Which Grass Handles Foot Traffic Better?
Zoysia is the clear winner here. Its dense, wiry growth and thick rhizome network make it more wear-resistant than St. Augustine under consistent foot traffic. It holds up better in areas where kids and pets create repeated wear patterns.
The trade-off is recovery time. Zoysia spreads laterally more slowly than St. Augustine, so damage repairs itself more slowly after hard use.
St. Augustine has moderate traffic tolerance. It handles normal residential use without trouble but compresses and thins under sustained heavy traffic.

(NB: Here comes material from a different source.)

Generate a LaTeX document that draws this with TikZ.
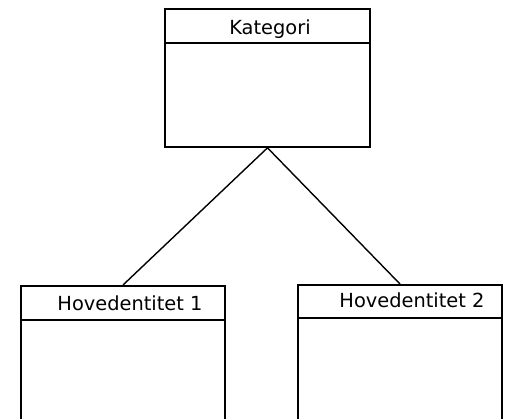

The Bottom Line for New Orleans Homeowners
For a shaded yard, a yard near Lake Pontchartrain with occasional salt exposure, or one with the heavy clay and poor drainage common to Orleans Parish, St. Augustine is the lower-risk choice. Its long track record in Southeast Louisiana is not coincidence.
For a full-sun yard with good drainage, where you want fewer mowing sessions and are comfortable adding large patch prevention to your annual routine, zoysia is worth the conversation.
If you are not sure which fits your yard, Big Easy Sod can walk you through the decision based on your actual lot conditions. A grass that performs well for your neighbor might be the wrong choice depending on your sun exposure, drainage, and how you use the space.
Frequently Asked Questions
Can I mix zoysia and St. Augustine in the same yard?
It is not recommended. The two grasses have different mowing heights, fertilizer needs, and water requirements. They also compete with each other as stolons spread, and the result tends to be a patchy, inconsistent lawn over time. Pick one grass for the lawn area and stick with it.
Does zoysia go dormant in New Orleans?
Yes. Zoysia goes fully brown in winter. In New Orleans’ mild climate, dormancy typically begins in late November or December and breaks in March or April. St. Augustine often stays partially green through mild New Orleans winters, which some homeowners prefer for curb appeal.
Which grass handles salt better near Lake Pontchartrain?
Both grasses tolerate salt reasonably well. St. Augustine is generally rated with better salt tolerance and has a longer track record in coastal Southeast Louisiana. If your yard is close to the lake or in an area with storm surge history, St. Augustine is the safer choice.
How long does it take for new sod to establish?
St. Augustine typically roots and knits within two to three weeks under good conditions in New Orleans’ warm climate. Zoysia establishes more slowly due to its slower lateral growth. Both need consistent watering for the first three to four weeks after installation. Avoid mowing new sod until it resists a gentle tug, which confirms root development.
What variety of St. Augustine should I ask for?
Floratam is the most common and least expensive but requires full sun. If your yard has any significant shade, ask specifically for Palmetto or Seville. Specifying the variety when ordering prevents getting Floratam installed in a yard where it will struggle.